Brief:
Search the material below for the string "with" and list each line that holds it.

Records to use:
----------

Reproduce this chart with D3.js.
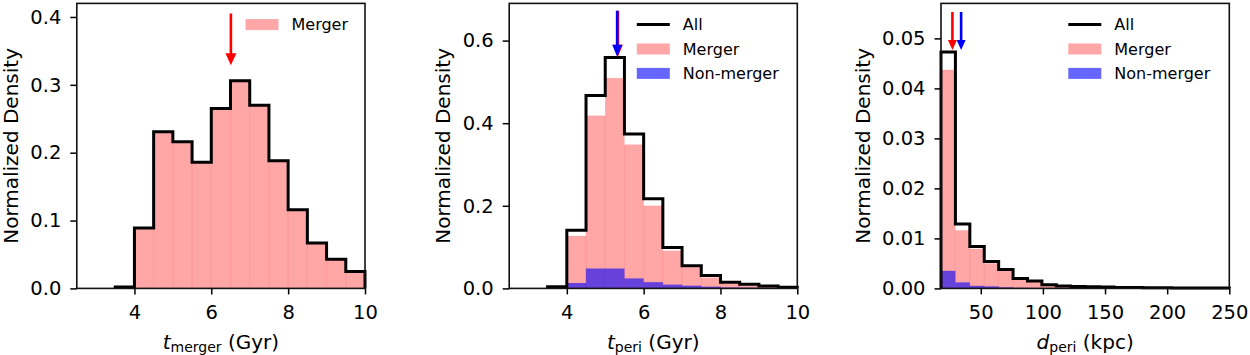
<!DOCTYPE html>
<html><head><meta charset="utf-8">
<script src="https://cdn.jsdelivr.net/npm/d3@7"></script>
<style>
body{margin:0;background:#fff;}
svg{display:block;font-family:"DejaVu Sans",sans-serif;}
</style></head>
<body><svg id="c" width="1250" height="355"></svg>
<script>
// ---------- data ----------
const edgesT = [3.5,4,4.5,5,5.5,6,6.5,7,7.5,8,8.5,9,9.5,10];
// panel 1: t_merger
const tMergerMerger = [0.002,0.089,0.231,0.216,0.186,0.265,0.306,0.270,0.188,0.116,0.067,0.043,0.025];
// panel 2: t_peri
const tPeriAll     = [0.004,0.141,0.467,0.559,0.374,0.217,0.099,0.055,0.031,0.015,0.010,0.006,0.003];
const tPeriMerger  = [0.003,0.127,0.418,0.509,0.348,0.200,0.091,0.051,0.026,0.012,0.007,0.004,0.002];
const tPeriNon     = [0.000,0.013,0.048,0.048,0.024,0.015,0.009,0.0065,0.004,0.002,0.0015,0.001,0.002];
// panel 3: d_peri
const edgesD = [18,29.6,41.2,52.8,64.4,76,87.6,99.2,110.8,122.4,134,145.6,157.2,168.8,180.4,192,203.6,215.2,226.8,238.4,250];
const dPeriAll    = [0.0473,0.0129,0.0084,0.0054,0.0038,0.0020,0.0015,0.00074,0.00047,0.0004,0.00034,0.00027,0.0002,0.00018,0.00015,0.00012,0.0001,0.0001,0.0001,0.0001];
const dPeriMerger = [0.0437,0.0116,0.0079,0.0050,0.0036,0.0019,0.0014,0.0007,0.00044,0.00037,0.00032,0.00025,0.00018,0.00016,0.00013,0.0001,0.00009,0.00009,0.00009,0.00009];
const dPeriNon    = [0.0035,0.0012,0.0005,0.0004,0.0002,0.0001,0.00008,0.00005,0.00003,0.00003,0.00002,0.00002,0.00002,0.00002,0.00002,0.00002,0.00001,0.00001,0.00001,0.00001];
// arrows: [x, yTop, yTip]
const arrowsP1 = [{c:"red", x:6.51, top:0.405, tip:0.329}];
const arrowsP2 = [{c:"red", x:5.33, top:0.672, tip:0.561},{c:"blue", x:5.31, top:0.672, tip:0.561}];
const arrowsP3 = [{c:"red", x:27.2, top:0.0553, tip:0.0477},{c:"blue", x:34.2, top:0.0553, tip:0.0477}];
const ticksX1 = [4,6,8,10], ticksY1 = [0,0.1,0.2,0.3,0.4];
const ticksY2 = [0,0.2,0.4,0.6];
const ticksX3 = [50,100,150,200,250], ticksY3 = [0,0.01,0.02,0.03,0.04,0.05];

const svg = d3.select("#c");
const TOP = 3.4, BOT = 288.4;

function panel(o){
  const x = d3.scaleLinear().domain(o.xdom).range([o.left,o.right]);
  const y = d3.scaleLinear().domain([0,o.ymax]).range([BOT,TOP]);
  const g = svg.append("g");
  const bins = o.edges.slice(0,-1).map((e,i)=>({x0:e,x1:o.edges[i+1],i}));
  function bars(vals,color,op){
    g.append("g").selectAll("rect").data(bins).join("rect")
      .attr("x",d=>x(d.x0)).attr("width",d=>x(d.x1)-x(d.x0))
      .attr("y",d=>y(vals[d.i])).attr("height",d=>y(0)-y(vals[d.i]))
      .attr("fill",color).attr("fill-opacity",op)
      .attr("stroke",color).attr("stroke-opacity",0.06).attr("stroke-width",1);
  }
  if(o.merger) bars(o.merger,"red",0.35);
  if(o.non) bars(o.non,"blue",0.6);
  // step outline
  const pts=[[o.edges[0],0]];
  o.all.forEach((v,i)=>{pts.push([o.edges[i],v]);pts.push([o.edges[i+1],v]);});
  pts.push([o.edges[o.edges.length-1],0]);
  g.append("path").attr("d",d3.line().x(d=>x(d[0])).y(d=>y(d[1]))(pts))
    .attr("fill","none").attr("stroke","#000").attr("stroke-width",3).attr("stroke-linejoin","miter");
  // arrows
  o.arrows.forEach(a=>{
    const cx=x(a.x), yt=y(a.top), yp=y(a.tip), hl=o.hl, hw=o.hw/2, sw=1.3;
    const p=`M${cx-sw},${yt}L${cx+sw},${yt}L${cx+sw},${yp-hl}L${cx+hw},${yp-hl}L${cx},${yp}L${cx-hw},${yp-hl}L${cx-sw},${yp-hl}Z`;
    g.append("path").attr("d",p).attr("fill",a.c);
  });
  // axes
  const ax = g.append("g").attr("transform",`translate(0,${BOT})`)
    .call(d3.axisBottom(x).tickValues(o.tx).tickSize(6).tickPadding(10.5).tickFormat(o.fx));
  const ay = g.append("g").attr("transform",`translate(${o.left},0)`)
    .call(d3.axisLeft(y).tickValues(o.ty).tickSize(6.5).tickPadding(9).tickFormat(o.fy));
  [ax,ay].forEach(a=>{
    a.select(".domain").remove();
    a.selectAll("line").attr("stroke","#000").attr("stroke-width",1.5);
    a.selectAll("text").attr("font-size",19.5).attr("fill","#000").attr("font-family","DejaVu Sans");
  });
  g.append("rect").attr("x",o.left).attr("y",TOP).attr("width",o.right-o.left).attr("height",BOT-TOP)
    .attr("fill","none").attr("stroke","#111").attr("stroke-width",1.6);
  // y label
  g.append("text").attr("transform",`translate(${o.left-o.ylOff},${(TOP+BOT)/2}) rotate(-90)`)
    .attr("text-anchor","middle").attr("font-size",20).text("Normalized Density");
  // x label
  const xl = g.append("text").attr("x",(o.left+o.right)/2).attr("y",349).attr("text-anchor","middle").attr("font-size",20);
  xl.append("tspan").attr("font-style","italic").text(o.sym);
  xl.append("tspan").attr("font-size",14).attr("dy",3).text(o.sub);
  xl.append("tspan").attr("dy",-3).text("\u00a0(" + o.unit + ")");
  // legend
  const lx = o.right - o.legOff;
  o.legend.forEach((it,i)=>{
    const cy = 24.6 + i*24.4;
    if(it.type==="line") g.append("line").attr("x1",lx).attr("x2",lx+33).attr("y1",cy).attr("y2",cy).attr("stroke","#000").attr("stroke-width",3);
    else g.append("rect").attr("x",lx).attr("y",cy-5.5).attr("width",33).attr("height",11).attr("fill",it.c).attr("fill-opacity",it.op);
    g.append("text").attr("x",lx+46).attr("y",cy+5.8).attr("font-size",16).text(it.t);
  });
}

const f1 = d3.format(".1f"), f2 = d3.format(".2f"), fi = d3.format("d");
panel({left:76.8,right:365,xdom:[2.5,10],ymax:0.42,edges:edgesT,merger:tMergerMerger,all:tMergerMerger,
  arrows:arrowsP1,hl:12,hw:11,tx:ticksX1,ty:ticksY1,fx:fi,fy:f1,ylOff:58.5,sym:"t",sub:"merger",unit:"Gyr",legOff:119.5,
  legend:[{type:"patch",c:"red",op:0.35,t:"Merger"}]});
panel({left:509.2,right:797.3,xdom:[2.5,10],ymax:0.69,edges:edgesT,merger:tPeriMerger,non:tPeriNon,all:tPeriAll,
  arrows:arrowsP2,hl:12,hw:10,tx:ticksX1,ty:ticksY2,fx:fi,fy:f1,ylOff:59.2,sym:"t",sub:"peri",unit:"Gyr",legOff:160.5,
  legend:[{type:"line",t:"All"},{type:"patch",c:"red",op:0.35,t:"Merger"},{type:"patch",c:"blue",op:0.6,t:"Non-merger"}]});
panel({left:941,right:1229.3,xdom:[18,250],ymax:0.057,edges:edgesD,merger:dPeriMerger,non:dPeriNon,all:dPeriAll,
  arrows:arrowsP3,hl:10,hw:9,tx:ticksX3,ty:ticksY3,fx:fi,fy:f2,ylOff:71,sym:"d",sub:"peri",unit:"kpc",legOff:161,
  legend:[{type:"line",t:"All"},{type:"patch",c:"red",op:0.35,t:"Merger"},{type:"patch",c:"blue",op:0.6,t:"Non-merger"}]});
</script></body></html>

----------

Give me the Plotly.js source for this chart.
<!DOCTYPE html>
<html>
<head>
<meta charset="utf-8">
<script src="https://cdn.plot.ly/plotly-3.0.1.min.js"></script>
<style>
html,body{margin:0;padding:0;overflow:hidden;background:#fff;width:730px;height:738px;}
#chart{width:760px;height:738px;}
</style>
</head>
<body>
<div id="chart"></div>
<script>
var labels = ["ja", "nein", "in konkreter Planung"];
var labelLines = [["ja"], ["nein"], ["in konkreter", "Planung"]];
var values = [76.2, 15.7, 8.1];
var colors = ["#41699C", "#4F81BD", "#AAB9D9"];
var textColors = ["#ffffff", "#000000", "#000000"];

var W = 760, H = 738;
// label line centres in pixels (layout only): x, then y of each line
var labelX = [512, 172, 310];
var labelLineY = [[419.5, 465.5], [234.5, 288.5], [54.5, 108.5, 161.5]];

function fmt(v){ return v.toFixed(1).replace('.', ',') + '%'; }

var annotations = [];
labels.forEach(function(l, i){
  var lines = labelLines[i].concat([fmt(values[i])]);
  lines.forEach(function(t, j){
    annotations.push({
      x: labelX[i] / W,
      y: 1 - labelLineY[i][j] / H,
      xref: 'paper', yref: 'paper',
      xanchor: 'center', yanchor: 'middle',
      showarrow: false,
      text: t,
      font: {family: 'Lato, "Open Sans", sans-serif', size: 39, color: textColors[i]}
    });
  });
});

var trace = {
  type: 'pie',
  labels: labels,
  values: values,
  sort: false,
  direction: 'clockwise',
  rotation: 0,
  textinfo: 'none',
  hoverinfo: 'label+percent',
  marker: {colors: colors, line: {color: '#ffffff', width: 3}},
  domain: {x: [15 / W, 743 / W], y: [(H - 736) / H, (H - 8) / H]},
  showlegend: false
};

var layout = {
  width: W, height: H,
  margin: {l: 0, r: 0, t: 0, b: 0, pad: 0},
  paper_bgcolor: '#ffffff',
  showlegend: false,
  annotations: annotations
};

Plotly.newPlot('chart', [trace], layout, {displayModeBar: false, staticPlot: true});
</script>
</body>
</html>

----------

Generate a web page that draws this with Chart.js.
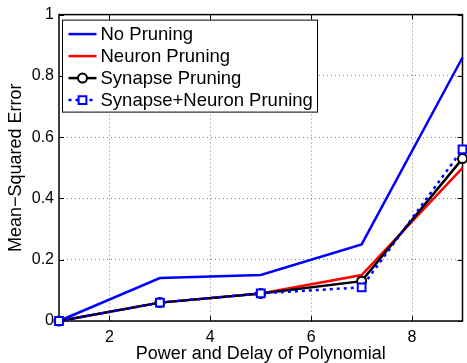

----------

Exercise response:
Reproduce this chart with D3.js.
Generate a web page that draws this with Chart.js.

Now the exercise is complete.